Photo: Houston Gun Show at George R Brown Convention Center Credit: https://www.flickr.com/photos/glasgows/
Americans own 40 percent of the world’s firearms, despite making up only four percent of the global population.
Worldwide, there are more than one billion firearms – with 85 percent of the weapons in the hands of civilians, and the remainder in the armor of law enforcement and the military.
The latest edition of Small Arms Survey reveals that of the 857 million guns owned by civilians in the world, 393 million are in the United States.
This means the U.S. citizens have more than all of the firearms held by ordinary citizens in the other top 25 countries combined.
The Small Arms Survey is an annual poll brought out by the Graduate Institute of International and Development Studies in Geneva, Switzerland. The latest edition comes as Americans debate gun control measures in the wake of a spate of gun attacks on schools.
“The biggest force pushing up gun ownership around the world is civilian ownership in the United States,” says Aaron Karp, one of the authors of the report which compiles new data from the last ten years.
“Ordinary American people buy approximately 14 million new and imported guns every year,” Karp told a news conference at UN headquarters in New York.
According to the compilers of the report, Americans have access to powerful firearms that are not available in many other countries due to tighter legislation.

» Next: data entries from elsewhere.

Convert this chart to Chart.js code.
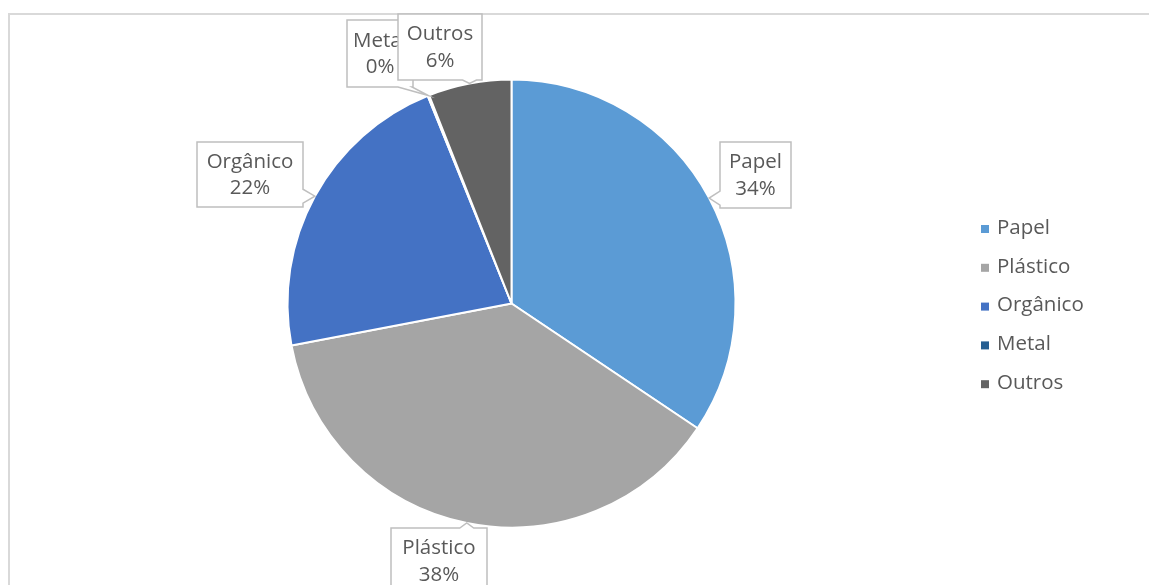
<!DOCTYPE html>
<html>
<head>
<meta charset="utf-8">
<script src="https://cdn.jsdelivr.net/npm/chart.js@4.4.1/dist/chart.umd.min.js"></script>
<style>
  html, body { margin: 0; padding: 0; background: #ffffff; overflow: hidden; }
  #wrap { position: relative; width: 1149px; height: 585px; }
  #frame { position: absolute; left: 8px; top: 13px; width: 1200px; height: 700px;
           border: 2px solid #d9d9d9; box-sizing: border-box; }
  canvas { position: absolute; left: 0; top: 0; }
</style>
</head>
<body>
<div id="wrap">
  <div id="frame"></div>
  <canvas id="chart" width="1149" height="585"></canvas>
</div>
<script>
// Composição dos resíduos (%)
const categories = ['Papel', 'Plástico', 'Orgânico', 'Metal', 'Outros'];
const shares = [34.4, 37.6, 21.9, 0.1, 6.0];
const sliceColors = ['#5B9BD5', '#A5A5A5', '#4472C4', '#255E91', '#636363'];

// Caixas dos rótulos de dados: [esquerda, topo, largura, altura]
const labelBoxes = [
  [720, 142, 71, 66],
  [391, 528, 96, 66],
  [197, 142, 106, 65],
  [347, 20, 66, 67],
  [398, 14, 84, 66]
];
// ordem de desenho (Outros por cima de Metal)
const labelOrder = [0, 1, 2, 3, 4];

const FONT = '20.5px "Open Sans", "Noto Sans", sans-serif';
const TEXT = '#595959';

function calloutPath(ctx, box, tip) {
  const [x, y, w, h] = box;
  const x2 = x + w, y2 = y + h;
  const half = 7;
  const clamp = (v, a, b) => Math.max(a, Math.min(b, v));
  let side = null;
  if (tip.y > y2) side = 'bottom';
  else if (tip.y < y) side = 'top';
  else if (tip.x < x) side = 'left';
  else if (tip.x > x2) side = 'right';

  ctx.beginPath();
  ctx.moveTo(x, y);
  if (side === 'top') {
    const c = clamp(tip.x, x + half + 1, x2 - half - 1);
    ctx.lineTo(c - half, y); ctx.lineTo(tip.x, tip.y); ctx.lineTo(c + half, y);
  }
  ctx.lineTo(x2, y);
  if (side === 'right') {
    const c = clamp(tip.y, y + half + 1, y2 - half - 1);
    ctx.lineTo(x2, c - half); ctx.lineTo(tip.x, tip.y); ctx.lineTo(x2, c + half);
  }
  ctx.lineTo(x2, y2);
  if (side === 'bottom') {
    const c = clamp(tip.x, x + half + 1, x2 - half - 1);
    ctx.lineTo(c + half, y2); ctx.lineTo(tip.x, tip.y); ctx.lineTo(c - half, y2);
  }
  ctx.lineTo(x, y2);
  if (side === 'left') {
    const c = clamp(tip.y, y + half + 1, y2 - half - 1);
    ctx.lineTo(x, c + half); ctx.lineTo(tip.x, tip.y); ctx.lineTo(x, c - half);
  }
  ctx.closePath();
}

const calloutLabels = {
  id: 'calloutLabels',
  afterDatasetsDraw(chart) {
    const ctx = chart.ctx;
    const meta = chart.getDatasetMeta(0);
    const data = chart.data.datasets[0].data;
    const total = data.reduce((a, b) => a + b, 0);
    ctx.save();
    labelOrder.forEach(i => {
      const arc = meta.data[i];
      const p = arc.getProps(['x', 'y', 'startAngle', 'endAngle', 'outerRadius'], true);
      const mid = (p.startAngle + p.endAngle) / 2;
      const tip = { x: p.x + Math.cos(mid) * p.outerRadius, y: p.y + Math.sin(mid) * p.outerRadius };
      const box = labelBoxes[i];
      calloutPath(ctx, box, tip);
      ctx.fillStyle = '#ffffff';
      ctx.fill();
      ctx.lineWidth = 1.5;
      ctx.strokeStyle = '#bfbfbf';
      ctx.stroke();

      const pct = Math.round(data[i] / total * 100) + '%';
      ctx.fillStyle = TEXT;
      ctx.font = FONT;
      ctx.textAlign = 'center';
      ctx.textBaseline = 'middle';
      const cx = box[0] + box[2] / 2;
      const cy = box[1] + box[3] / 2;
      ctx.fillText(chart.data.labels[i], cx, cy - 12.5);
      ctx.fillText(pct, cx, cy + 14);
    });
    ctx.restore();
  }
};

const sideLegend = {
  id: 'sideLegend',
  afterDraw(chart) {
    const ctx = chart.ctx;
    const colors = chart.data.datasets[0].backgroundColor;
    ctx.save();
    ctx.font = FONT;
    ctx.textAlign = 'left';
    ctx.textBaseline = 'middle';
    chart.data.labels.forEach((lab, i) => {
      const cy = 229 + i * 38.8;
      ctx.fillStyle = colors[i];
      ctx.fillRect(981, cy - 4, 8, 8);
      ctx.fillStyle = TEXT;
      ctx.fillText(lab, 997, cy - 1);
    });
    ctx.restore();
  }
};

new Chart(document.getElementById('chart'), {
  type: 'pie',
  data: {
    labels: categories,
    datasets: [{
      data: shares,
      backgroundColor: sliceColors,
      borderColor: '#ffffff',
      borderWidth: 2
    }]
  },
  options: {
    responsive: false,
    animation: false,
    radius: 224,
    layout: { padding: { left: 0, right: 126, top: 22, bottom: 0 } },
    plugins: {
      legend: { display: false },
      tooltip: { enabled: false }
    }
  },
  plugins: [calloutLabels, sideLegend]
});
</script>
</body>
</html>
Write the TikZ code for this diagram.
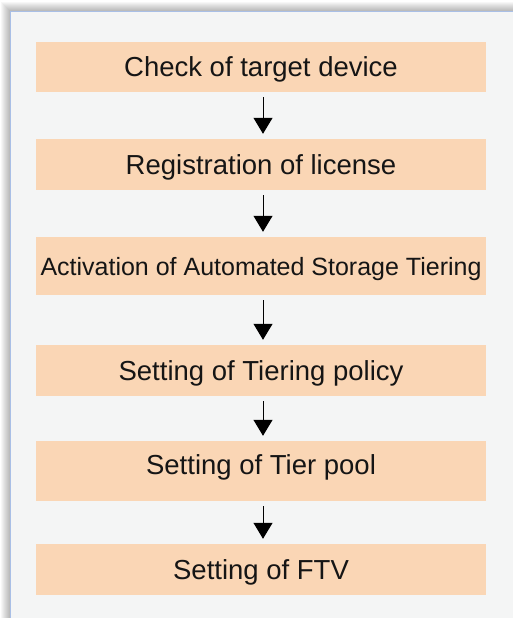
\documentclass[tikz,border=0pt]{standalone}
\usepackage{fontspec}
\setmainfont{Liberation Sans}
\usetikzlibrary{arrows.meta}
\definecolor{boxfill}{HTML}{FAD6B5}
\definecolor{panelbg}{HTML}{F4F5F5}
\definecolor{panelborder}{HTML}{A9BFE6}
\definecolor{txt}{HTML}{151515}
\tikzset{
  stepbox/.style={fill=boxfill, draw=none, minimum width=450pt, inner sep=0pt,
    text height=19.5pt, text depth=0pt, text=txt, font=\fontsize{27.5}{31}\selectfont},
  flowarrow/.style={line width=1pt, -{Triangle[width=19pt,length=16pt]},
    shorten <=5pt, shorten >=5pt}
}
\begin{document}
\begin{tikzpicture}[x=1pt,y=-1pt]
\useasboundingbox (0,0) rectangle (513,618);
\fill[white] (0,0) rectangle (513,618);
% shadow
\foreach \i in {1,...,9}{
  \fill[black, opacity=0.03] (10-\i,11-\i) rectangle (530,630);
}
% panel
\draw[fill=panelbg, draw=panelborder, line width=1pt] (10.5,11.5) rectangle (530,630);
% steps
\node[stepbox, minimum height=50pt] (s1) at (261,67) {Check of target device};
\node[stepbox, minimum height=51pt] (s2) at (261,164.5) {Registration of license};
\node[stepbox, minimum height=58pt, text height=18.5pt, font=\fontsize{25}{30}\selectfont] (s3) at (261,266) {Activation of Automated Storage Tiering};
\node[stepbox, minimum height=51pt] (s4) at (261,370.5) {Setting of Tiering policy};
\node[stepbox, minimum height=60pt] (s5) at (261,471) {\raisebox{6pt}[19.5pt][0pt]{Setting of Tier pool}};
\node[stepbox, minimum height=51pt] (s6) at (261,569.5) {Setting of FTV};
% arrows
\foreach \a/\b in {s1/s2,s2/s3,s3/s4,s4/s5,s5/s6}{
  \draw[flowarrow] ([xshift=2pt]\a.south) -- ([xshift=2pt]\b.north);
}
\end{tikzpicture}
\end{document}
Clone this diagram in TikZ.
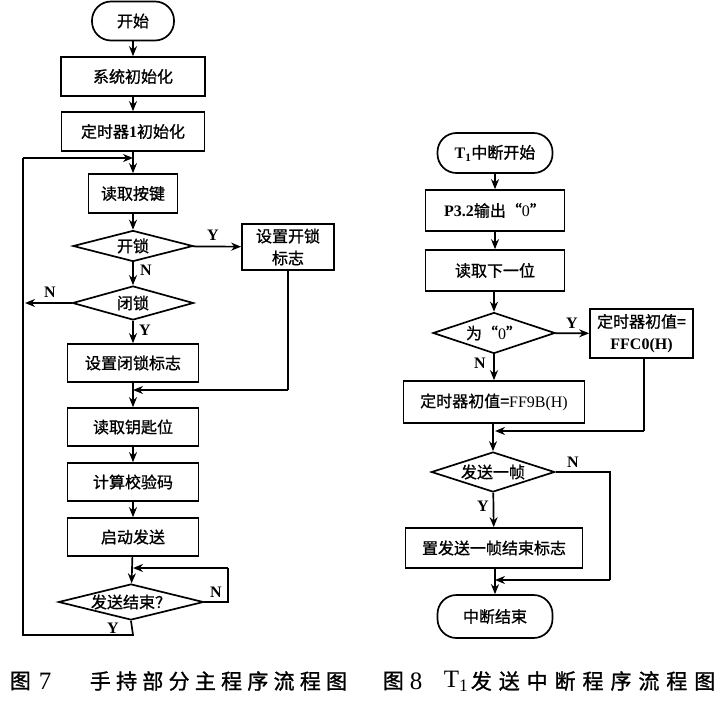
\documentclass[tikz,border=0pt]{standalone}
\usepackage{fontspec}
\setmainfont{Liberation Serif}
\newfontfamily\cjk[FakeBold=1]{Noto Sans CJK SC}
\newfontfamily\capcjka[LetterSpace=25,FakeBold=1.2]{Noto Sans CJK SC}
\newfontfamily\capcjkb[LetterSpace=33,FakeBold=1.2]{Noto Sans CJK SC}
\usetikzlibrary{shapes.geometric,arrows.meta}
\newcommand{\lat}{\rmfamily\bfseries}
\begin{document}
\begin{tikzpicture}[x=1pt,y=-1pt,
  line width=1.7pt,
  procbox/.style={draw, rectangle, inner sep=0pt, align=center, font=\fontsize{16}{22}\selectfont\cjk},
  termbox/.style={draw, rectangle, rounded corners=19pt, inner sep=0pt, font=\fontsize{16}{20}\selectfont\cjk},
  decbox/.style={draw, diamond, aspect=4, inner sep=0pt, font=\fontsize{16}{20}\selectfont\cjk},
  arr/.style={-{Stealth[length=10pt,width=8pt]}},
  lbl/.style={inner sep=0pt, font=\fontsize{16}{16}\selectfont\rmfamily\bfseries},
  capt/.style={anchor=west, inner sep=0pt, font=\fontsize{21}{22}\selectfont},
  captlat/.style={anchor=west, inner sep=0pt, font=\fontsize{25}{26}\selectfont\rmfamily}
]
\fill[white] (0,0) rectangle (722,709);
\useasboundingbox (0,0) rectangle (722,709);

% ---------- Figure 7 ----------
\node[termbox, minimum width=82pt, minimum height=39pt] (s) at (133,21) {开始};
\node[procbox, minimum width=144pt, minimum height=39pt] (sys) at (133,76.5) {系统初始化};
\node[procbox, minimum width=143pt, minimum height=39pt] (tmr) at (133,131.5) {定时器{\lat 1}初始化};
\node[procbox, minimum width=89pt, minimum height=39pt] (key) at (133,193.5) {读取按键};
\node[decbox, minimum width=120pt, minimum height=31pt] (ul) at (133,246) {开锁};
\node[procbox, minimum width=92pt, minimum height=46pt] (sul) at (288,247) {设置开锁\\标志};
\node[decbox, minimum width=121pt, minimum height=34pt] (lk) at (133,303) {闭锁};
\node[procbox, minimum width=131pt, minimum height=38pt] (slk) at (133,363) {设置闭锁标志};
\node[procbox, minimum width=131pt, minimum height=38pt] (rkp) at (133,427) {读取钥匙位};
\node[procbox, minimum width=131pt, minimum height=38pt] (chk) at (133,482) {计算校验码};
\node[procbox, minimum width=131pt, minimum height=38pt] (snd) at (133,537) {启动发送};
\node[decbox, minimum width=145pt, minimum height=36pt] (eq) at (131,602) {发送结束？};

\coordinate (j1) at (133,158);
\coordinate (lb) at (133,635);
\coordinate (lbl) at (23,635);
\coordinate (ltl) at (23,158);
\coordinate (lkl) at (23,303);
\coordinate (sulb) at (288,390);
\coordinate (j2) at (133,390);
\coordinate (eqr) at (228,602);
\coordinate (eqrt) at (228,568);
\coordinate (j3) at (133,568);

\draw[arr] (s) -- (sys);
\draw[arr] (sys) -- (tmr);
\draw[arr] (tmr) -- (key);
\draw[arr] (key) -- (ul);
\draw[arr] (ul) -- (sul);
\draw[arr] (ul) -- (lk);
\draw[arr] (lk.west) -- ([xshift=2pt]lkl);
\draw[arr] (lk) -- (slk);
\draw[arr] (slk) -- (rkp);
\draw (sul) -- (sulb);
\draw[arr] (sulb) -- (j2);
\draw[arr] (rkp) -- (chk);
\draw[arr] (chk) -- (snd);
\draw[arr] (snd) -- (eq);
\draw (eq.east) -- (eqr) -- (eqrt);
\draw[arr] (eqrt) -- (j3);
\draw (eq.south) -- (lb) -- (lbl) -- (ltl);
\draw[arr] (ltl) -- (j1);

\node[lbl] (y1) at (213,235) {Y};
\node[lbl] (n1) at (146,270) {N};
\node[lbl] (n2) at (50,292) {N};
\node[lbl] (y2) at (145,330) {Y};
\node[lbl] (n3) at (216,592) {N};
\node[lbl] (y3) at (113,628) {Y};

% ---------- Figure 8 ----------
\node[termbox, minimum width=115pt, minimum height=40pt] (t) at (495,153) {{\lat T\textsubscript{1}}中断开始};
\node[procbox, minimum width=139pt, minimum height=41pt] (p) at (495,210.5) {{\lat P3.2}输出“{\rmfamily 0}”};
\node[procbox, minimum width=139pt, minimum height=41pt] (rn) at (495,270.5) {读取下一位};
\node[decbox, minimum width=122pt, minimum height=41pt] (z) at (494,333) {为“{\rmfamily 0}”};
\node[procbox, minimum width=103pt, minimum height=49pt] (fc) at (641.5,333.5) {定时器初值=\\{\lat FFC0(H)}};
\node[procbox, minimum width=181pt, minimum height=42pt] (f9) at (494,402) {定时器初值={\rmfamily FF9B(H)}};
\node[decbox, minimum width=121pt, minimum height=40pt] (fr) at (493,472) {发送一帧};
\node[procbox, minimum width=177pt, minimum height=40pt] (sf) at (494,548) {置发送一帧结束标志};
\node[termbox, minimum width=115pt, minimum height=43pt] (e) at (495,616.5) {中断结束};

\coordinate (fcb) at (644,431);
\coordinate (j4) at (495,431);
\coordinate (frr) at (610,472);
\coordinate (frb) at (610,580);
\coordinate (j5) at (495,580);

\draw[arr] (t) -- (p);
\draw[arr] (p) -- (rn);
\draw[arr] (rn.south -| z.north) -- (z);
\draw[arr] (z) -- (fc);
\draw[arr] (z) -- (f9);
\draw (fc.south -| fcb) -- (fcb);
\draw[arr] (fcb) -- (j4);
\draw[arr] (f9.south -| fr.north) -- (fr);
\draw (fr.east) -- (frr) -- (frb);
\draw[arr] (frb) -- (j5);
\draw[arr] (fr) -- (sf);
\draw[arr] (sf.south -| e.north) -- (e);

\node[lbl] (y4) at (572,323) {Y};
\node[lbl] (n4) at (480,363) {N};
\node[lbl] (n5) at (573,462) {N};
\node[lbl] (y5) at (483,506) {Y};

% ---------- Captions ----------
\node[capt] (c1a) at (9,681) {\capcjka 图};
\node[captlat] (c1b) at (38,681) {7};
\node[capt] (c1c) at (89,681) {\capcjka 手持部分主程序流程图};
\node[capt] (c2a) at (382,681) {\capcjkb 图};
\node[captlat] (c2b) at (409,681) {8};
\node[captlat] (c2c) at (443,681) {T\textsubscript{1}};
\node[capt] (c2d) at (470,681) {\capcjkb 发送中断程序流程图};
\end{tikzpicture}
\end{document}
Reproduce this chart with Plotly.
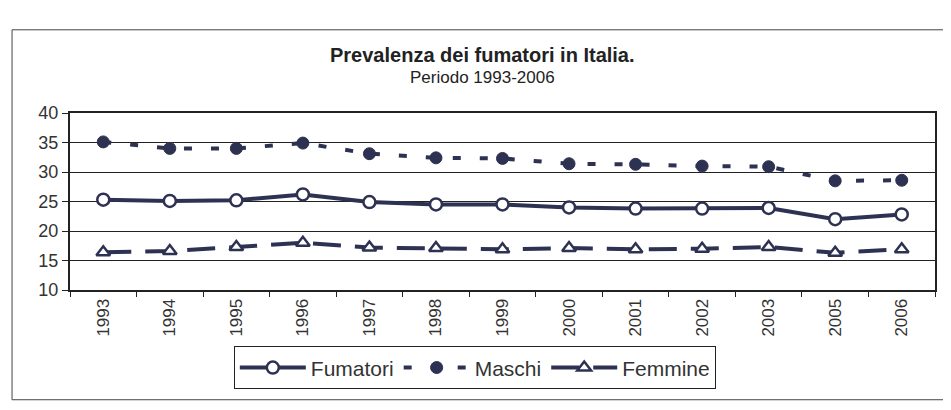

“Why are they buying them? That’s another debate. Above all, they are buying them probably because they can. The American market is extraordinarily permissive,” Karp said.
Gun ownership rates vary across the world, with 121 firearms for every 100 residents in the United States compared to 53 in Yemen, 39 in Montenegro, and 35 in Canada.
China, India and Pakistan, three large populations, also have large numbers of guns.